Finn Campbell-Notman: Landscape Artist Of The year

The Sky Arts Landscape Artist of the Year Series 8 has been announced. After closely watching 48 artists and a selection of wildcard artists painting breathtaking scenes across the UK, the esteemed judges have selected their winner, Folio’s own legacy artist, Finn Campbell-Notman!


With this exciting win, comes a prestigious commission for Royal Museums Greenwich to create a work celebrating the Dutch fathers of seascape painting – the Van de Veldes, we caught up with Finn to talk about his experience on the show.

Finn Campbell Notman: Landscape Artist Of The year 5

Over the course of several weeks, Sky Artist Of The Year was shot in a variety of locations to give inspiration and fresh perspectives to all of the artists and allow them to capture scenes with their own dynamic styles. The final artists were whisked away to different sketch locations, not knowing where their final spot would be allocated, allowing them nine days to complete their paintings ahead of the final. Finn stayed with a friend in Bath and utilised their studio to work on his final piece, noting that the quiet was just what he needed to capture the serenity of his final piece.

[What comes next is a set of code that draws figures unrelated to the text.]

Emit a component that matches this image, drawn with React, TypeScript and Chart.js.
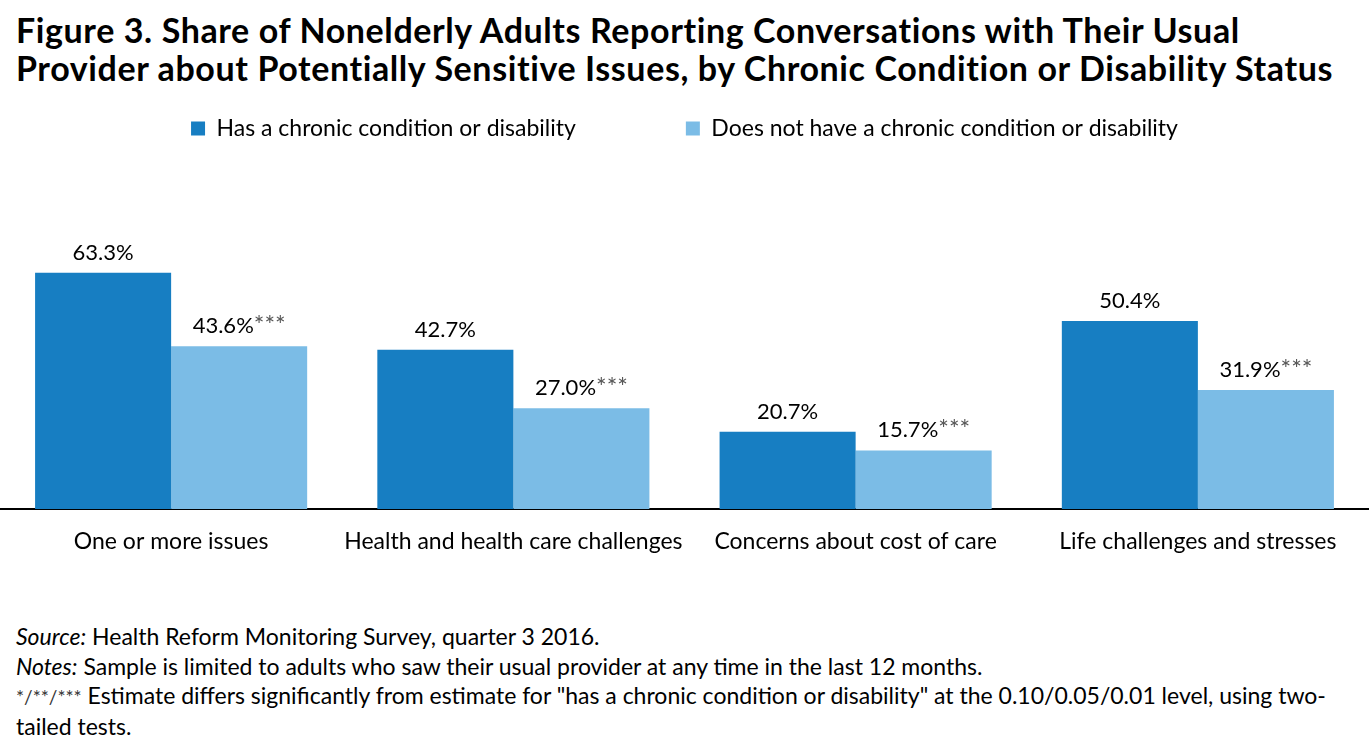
import React, { useEffect, useRef } from "react";
import { Chart, registerables } from "chart.js";

Chart.register(...registerables);

const categories = [
  "One or more issues",
  "Health and health care challenges",
  "Concerns about cost of care",
  "Life challenges and stresses",
];
const seriesNames = [
  "Has a chronic condition or disability",
  "Does not have a chronic condition or disability",
];
const chronicValues = [63.3, 42.7, 20.7, 50.4];
const noChronicValues = [43.6, 27.0, 15.7, 31.9];
const chronicSig = ["", "", "", ""];
const noChronicSig = ["***", "***", "***", "***"];
const colors = ["#177EC2", "#7BBCE6"];

const FONT = "Lato, 'Open Sans', sans-serif";

const labelPlugin = {
  id: "barLabels",
  afterDatasetsDraw(chart: any) {
    const ctx = chart.ctx;
    const sigs = [chronicSig, noChronicSig];
    chart.data.datasets.forEach((ds: any, di: number) => {
      const meta = chart.getDatasetMeta(di);
      meta.data.forEach((el: any, i: number) => {
        const val = Number(ds.data[i]).toFixed(1) + "%";
        const sig = sigs[di][i];
        ctx.save();
        ctx.textBaseline = "alphabetic";
        ctx.textAlign = "left";
        ctx.font = `22px ${FONT}`;
        const w1 = ctx.measureText(val).width;
        ctx.font = `25px ${FONT}`;
        const w2 = sig ? ctx.measureText(sig).width : 0;
        const total = w1 + w2;
        const x0 = el.x - total / 2;
        const yb = el.y - 13;
        ctx.fillStyle = "#000";
        ctx.font = `22px ${FONT}`;
        ctx.fillText(val, x0, yb);
        if (sig) {
          ctx.fillStyle = "#555";
          ctx.font = `25px ${FONT}`;
          ctx.fillText(sig, x0 + w1, yb + 1);
        }
        ctx.restore();
      });
    });
  },
};

export default function App() {
  const ref = useRef<HTMLCanvasElement | null>(null);
  useEffect(() => {
    document.body.style.margin = "0";
    const chart = new Chart(ref.current!, {
      type: "bar",
      data: {
        labels: categories,
        datasets: [
          {
            label: seriesNames[0],
            data: chronicValues,
            backgroundColor: colors[0],
            categoryPercentage: 0.795,
            barPercentage: 1.0,
          },
          {
            label: seriesNames[1],
            data: noChronicValues,
            backgroundColor: colors[1],
            categoryPercentage: 0.795,
            barPercentage: 1.0,
          },
        ],
      },
      options: {
        responsive: false,
        animation: false,
        devicePixelRatio: 1,
        layout: { padding: { top: 7, bottom: 3, left: 0, right: 0 } },
        plugins: {
          title: { display: false },
          tooltip: { enabled: false },
          legend: {
            display: true,
            position: "top",
            align: "center",
            labels: {
              boxWidth: 14,
              boxHeight: 14,
              padding: 110,
              color: "#000",
              font: { family: FONT, size: 23 },
            },
          },
        },
        scales: {
          x: {
            grid: { display: false, drawTicks: false },
            border: { display: true, color: "#000", width: 2 },
            ticks: {
              color: "#000",
              padding: 19,
              font: { family: FONT, size: 23 },
              maxRotation: 0,
              autoSkip: false,
            },
            afterFit: (scale: any) => {
              scale.height = 48;
            },
          },
          y: {
            display: false,
            min: 0,
            max: 96.2,
            grid: { display: false },
          },
        },
      },
      plugins: [labelPlugin],
    });
    return () => chart.destroy();
  }, []);

  return (
    <div style={{ position: "relative", width: 1369, height: 749, background: "#fff", fontFamily: FONT, color: "#000" }}>
      <div
        style={{
          position: "absolute",
          left: 16,
          top: 11,
          fontSize: 34,
          fontWeight: 700,
          lineHeight: "38px",
          letterSpacing: "0.6px",
          whiteSpace: "nowrap",
        }}
      >
        Figure 3. Share of Nonelderly Adults Reporting Conversations with Their Usual
        <br />
        Provider about Potentially Sensitive Issues, by Chronic Condition or Disability Status
      </div>
      <canvas ref={ref} width={1369} height={560} style={{ position: "absolute", left: 0, top: 0 }} />
      <div
        style={{
          position: "absolute",
          left: 16,
          top: 622,
          fontSize: 23,
          lineHeight: "29.5px",
          whiteSpace: "nowrap",
        }}
      >
        <div>
          <i>Source:</i> Health Reform Monitoring Survey, quarter 3 2016.
        </div>
        <div>
          <i>Notes:</i> Sample is limited to adults who saw their usual provider at any time in the last 12 months.
        </div>
        <div>
          <span style={{ fontSize: 19, color: "#333" }}>*/**/***</span> Estimate differs significantly from estimate
          for "has a chronic condition or disability" at the 0.10/0.05/0.01 level, using two-
        </div>
        <div>tailed tests.</div>
      </div>
    </div>
  );
}
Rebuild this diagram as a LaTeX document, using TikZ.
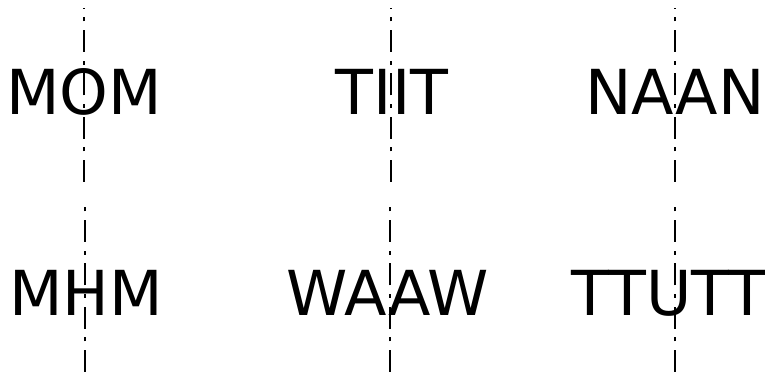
\documentclass[tikz,border=0pt]{standalone}
\usepackage{fontspec}
\setmainfont{DejaVu Sans}
\usetikzlibrary{positioning}

\begin{document}
\begin{tikzpicture}[
    x=0.75pt, y=-0.75pt,
    word/.style={font=\fontsize{46.5}{56}\selectfont, inner sep=0pt, anchor=base},
    axisline/.style={line width=1.1pt, dash pattern=on 16.5pt off 6.5pt on 3pt off 6.5pt}
]
\useasboundingbox (0,0) rectangle (765,374);

% Words
\node[word] (mom) at (84,115) {MOM};
\node[word] (tiit) at (392,115) {TIIT};
\node[word] (naan) at (675,115) {NAAN};
\node[word] (mhm) at (86,316) {MHM};
\node[word] (waaw) at (388,316) {WAAW};
\node[word] (ttutt) at (669,316) {TTUTT};

% Axis ends
\coordinate (momb) at (84,182);  \coordinate (momt) at (84,8);
\coordinate (tiitb) at (391,182); \coordinate (tiitt) at (391,8);
\coordinate (naanb) at (675,182); \coordinate (naant) at (675,8);
\coordinate (mhmb) at (85,372);  \coordinate (mhmt) at (85,200);
\coordinate (waawb) at (390,372); \coordinate (waawt) at (390,200);
\coordinate (ttuttb) at (675,372); \coordinate (ttuttt) at (675,200);

% Axes
\foreach \w in {mom, tiit, naan, mhm, waaw, ttutt}
    \draw[axisline] (\w b) -- (\w t);

\end{tikzpicture}
\end{document}
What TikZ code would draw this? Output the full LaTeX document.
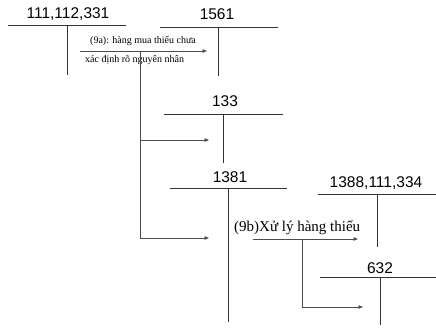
\documentclass[tikz,border=0pt]{standalone}
\usepackage{fontspec}
\setmainfont{Liberation Serif}
\setsansfont{Liberation Sans}
\usetikzlibrary{arrows.meta,positioning}

\tikzset{
  acct/.style={font=\sffamily\fontsize{15.5}{15.5}\selectfont,inner sep=0pt},
  note/.style={font=\fontsize{10}{10}\selectfont,inner sep=0pt,anchor=west},
  tline/.style={line width=.8pt,black!80},
  flow/.style={line width=.8pt,black!70,-{Triangle[length=4.5pt,width=3.5pt]}}
}

\begin{document}
\begin{tikzpicture}[x=1pt,y=-1pt]
\useasboundingbox (0,0) rectangle (436,330);
% T accounts
\node[acct] (t111) at (68,14) {111,112,331};
\draw[tline] (8,25)--(126,25); \draw[tline] (67,25)--(67,75);
\node[acct] (t1561) at (217,14) {1561};
\draw[tline] (160,27)--(278,27); \draw[tline] (218,27)--(218,76);
\node[acct] (t133) at (225,101) {133};
\draw[tline] (164,114)--(283,114); \draw[tline] (223,114)--(223,163);
\node[acct] (t1381) at (230,177) {1381};
\draw[tline] (170,188)--(287,188); \draw[tline] (228,188)--(228,322);
\node[acct] (t1388) at (376,183) {1388,111,334};
\draw[tline] (318,194)--(436,194); \draw[tline] (377,194)--(377,247);
\node[acct] (t632) at (380,268) {632};
\draw[tline] (320,277)--(436,277); \draw[tline] (380,277)--(380,325);

% (9a)
\coordinate (a9s) at (80,51);
\coordinate (a9e) at (207,51);
\coordinate (b133) at (209,140);
\coordinate (b1381) at (209,238);
\draw[flow] (a9s)--(a9e);
\node[note] (n9a) at (90,41) {(9a): hàng mua thiếu chưa};
\node[note] (n9a2) at (85,60) {xác định rõ nguyên nhân};
\draw[line width=.8pt,black!70] (140,51)--(140,238);
\draw[flow] (140,140)--(b133);
\draw[flow] (140,238)--(b1381);

% (9b)
\coordinate (b9s) at (253,239);
\coordinate (b9e) at (358,239);
\coordinate (b632) at (363,307);
\node[note,font=\fontsize{15}{15}\selectfont] (n9b) at (234,228) {(9b)Xử lý hàng thiếu};
\draw[flow] (b9s)--(b9e);
\draw[flow] (302,239)--(302,307)--(b632);
\end{tikzpicture}
\end{document}
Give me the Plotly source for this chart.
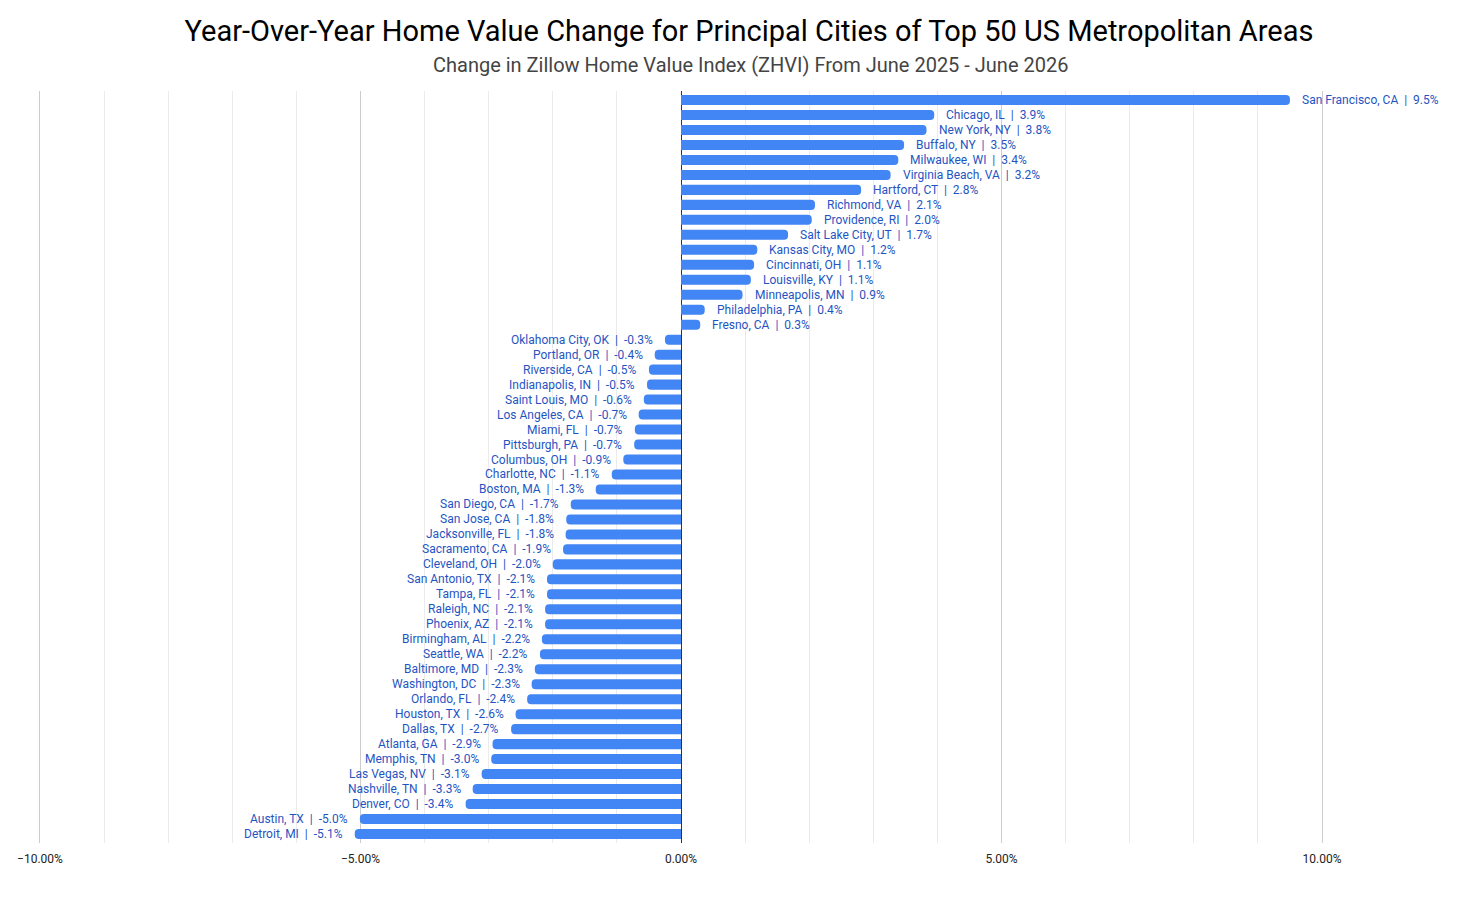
import plotly.graph_objects as go

cities = [
    "San Francisco, CA", "Chicago, IL", "New York, NY", "Buffalo, NY", "Milwaukee, WI",
    "Virginia Beach, VA", "Hartford, CT", "Richmond, VA", "Providence, RI", "Salt Lake City, UT",
    "Kansas City, MO", "Cincinnati, OH", "Louisville, KY", "Minneapolis, MN", "Philadelphia, PA",
    "Fresno, CA", "Oklahoma City, OK", "Portland, OR", "Riverside, CA", "Indianapolis, IN",
    "Saint Louis, MO", "Los Angeles, CA", "Miami, FL", "Pittsburgh, PA", "Columbus, OH",
    "Charlotte, NC", "Boston, MA", "San Diego, CA", "San Jose, CA", "Jacksonville, FL",
    "Sacramento, CA", "Cleveland, OH", "San Antonio, TX", "Tampa, FL", "Raleigh, NC",
    "Phoenix, AZ", "Birmingham, AL", "Seattle, WA", "Baltimore, MD", "Washington, DC",
    "Orlando, FL", "Houston, TX", "Dallas, TX", "Atlanta, GA", "Memphis, TN",
    "Las Vegas, NV", "Nashville, TN", "Denver, CO", "Austin, TX", "Detroit, MI",
]

# bar lengths (percent)
values = [
    9.50, 3.95, 3.83, 3.48, 3.39,
    3.27, 2.81, 2.09, 2.04, 1.67,
    1.19, 1.14, 1.09, 0.96, 0.37,
    0.30, -0.25, -0.41, -0.50, -0.53,
    -0.58, -0.66, -0.72, -0.73, -0.90,
    -1.08, -1.33, -1.72, -1.79, -1.80,
    -1.84, -2.00, -2.09, -2.09, -2.12,
    -2.12, -2.17, -2.20, -2.28, -2.33,
    -2.40, -2.58, -2.65, -2.94, -2.96,
    -3.11, -3.25, -3.36, -5.01, -5.09,
]

# displayed label percents
labels_pct = [
    "9.5", "3.9", "3.8", "3.5", "3.4",
    "3.2", "2.8", "2.1", "2.0", "1.7",
    "1.2", "1.1", "1.1", "0.9", "0.4",
    "0.3", "-0.3", "-0.4", "-0.5", "-0.5",
    "-0.6", "-0.7", "-0.7", "-0.7", "-0.9",
    "-1.1", "-1.3", "-1.7", "-1.8", "-1.8",
    "-1.9", "-2.0", "-2.1", "-2.1", "-2.1",
    "-2.1", "-2.2", "-2.2", "-2.3", "-2.3",
    "-2.4", "-2.6", "-2.7", "-2.9", "-3.0",
    "-3.1", "-3.3", "-3.4", "-5.0", "-5.1",
]

title = "Year-Over-Year Home Value Change for Principal Cities of Top 50 US Metropolitan Areas"
subtitle = "Change in Zillow Home Value Index (ZHVI) From June 2025 - June 2026"

BAR = "#4285F4"
LBL = "#1f55c2"
W, H = 1483, 909
ML, MR, MT, MB = 40, 161, 91, 66

fig = go.Figure()
fig.add_trace(go.Bar(
    x=values, y=cities, orientation="h",
    marker=dict(color=BAR, line=dict(width=0), cornerradius=4),
    hoverinfo="x+y",
))

for c, v, p in zip(cities, values, labels_pct):
    fig.add_annotation(
        x=v, y=c, xref="x", yref="y",
        text=f"{c}  |  {p}%",
        showarrow=False,
        xanchor="left" if v >= 0 else "right",
        xshift=10 if v >= 0 else -10,
        font=dict(family="Roboto", size=12, color=LBL),
    )

pw, ph = W - ML - MR, H - MT - MB
fig.add_annotation(
    x=(750 - ML) / pw, y=(H - 65 - MB) / ph, xref="paper", yref="paper",
    text=subtitle, showarrow=False, xanchor="center", yanchor="middle",
    font=dict(family="Roboto", size=20, color="#444444"),
)

fig.update_layout(
    width=W, height=H,
    margin=dict(l=ML, r=MR, t=MT, b=MB),
    paper_bgcolor="white", plot_bgcolor="white",
    bargap=0.33,
    showlegend=False,
    font=dict(family="Roboto", color="#222222"),
    title=dict(
        text=title, x=749 / W, xref="container", xanchor="center",
        y=1 - 31 / H, yref="container", yanchor="middle",
        font=dict(family="Roboto", size=29, color="#000000"),
    ),
)

fig.update_xaxes(
    range=[-10, 10], dtick=5, tick0=0,
    tickformat=".2f", ticksuffix="%",
    tickfont=dict(family="Roboto", size=12, color="#222222"),
    ticklabelstandoff=7,
    showgrid=True, gridcolor="#cccccc", gridwidth=1,
    minor=dict(dtick=1, showgrid=True, gridcolor="#ebebeb", gridwidth=1),
    zeroline=True, zerolinecolor="#333333", zerolinewidth=1,
    showline=False, ticks="", fixedrange=True,
)
fig.update_yaxes(
    categoryorder="array", categoryarray=cities, autorange="reversed",
    showticklabels=False, showgrid=False, zeroline=False, ticks="", fixedrange=True,
    showline=True, mirror=True, linecolor="#cccccc", linewidth=1,
)

fig.write_html("out.html", config={"displayModeBar": False})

“What the viewer sees on screen is the tip of the iceberg” he explained as he spent most of the summer travelling the UK shooting the show,  visiting a variety of beautiful locations in the UK such as Pen Y Fan (Brecon Beacons), Lampeter, Aberystwyth, and Machynlleth, before finally arriving in Porthmadog the night before the final. Throughout this process, the other artists also had exciting adventures as they toured the country, and Finn noted that they all entered the final as a team, rather than competing individuals “We all felt we would do our best and be happy for each other whoever won.”

The final location was revealed as Portmeirion in Wales, a fairy-tale tourist village beloved for its unique Italian-inspired architecture and fantastic colour palette. Faced with such an array of colours, eclectic architectural styles, and compositional elements, we asked Finn how he decided to settle on a final composition for his last painting of the season, “I took the same approach as I had done for the other heats: not a direct transcription of a single view but selected elements which would add up to a strong compositional ‘stage’ (Portmeirion is exactly that) within which I might later decide and see some element that would perhaps indicate a story.”

Finn’s work is renowned for its subtle storytelling, with his perceptive use of colour and composition creating a sense of mood and atmosphere in his work that impressed the judges throughout the competition and led to his victory. The prize, a commission for Royal Museums Greenwich, saw Finn creating a piece of work that honours the Dutch fathers of seascape painting – the Van de Veldes. He spent a considerable amount of time studying William Van de Velde the younger and his interpretation of landscapes. Van de Velde the younger transformed the elder’s drawings into oil paintings – depicting atmosphere & emotion in billowing clouds and tumultuous waves.

In Finn’s winner’s commission ‘Fail We May, Sail We Must’, the calm seas and skies he saw on his travels were slightly lacking, so he chose to incorporate some local Devonshire seascapes into the piece to emulate the atmospheric works of the Van de Veldes. We asked him about how he approached this piece of work and how he went about ensuring that it resonated with his audience. He replied that “each of us carries within a multitude of inner landscapes and for me, these are the mirrors in which the external is reflected. This I think is the reason my work provokes particular responses: because my imagery is both retrospective and prospective: since my work simultaneously looks within and without upon a prospect”.

The completed painting ‘Fail We May, Sail We Must’ is comprised of various concepts and Finn’s own personal experience. The final painting is multilayered with concepts and thoughtful composition, the concept of home and exile/place and displacement, time and space, and juxtaposition of poise. Finn carefully considered these concepts to create a piece that is perfectly balanced and honours the original inspiration.

As the winner of the series, we asked his advice for artists contemplating entering “I would say, enter with all your heart…I’m not really a plein air painter, and indeed the format really suits practiced plein air and impressionistic painters best: it’s outside and in one day so if I can enter and succeed then there is hope for everyone.”

What is next for Finn Campbell-Notman? He describes the experience as a breath of fresh air that has both validated his experience as a fine artist, but also inspired him to create more artwork and find more opportunities to pursue as an artist. He is hoping to take time to explore British Landscapes and discover new places and landscapes to capture in his paintings, but if nothing else, he hopes to try to continue, as he always does, to make his next painting the best one so far!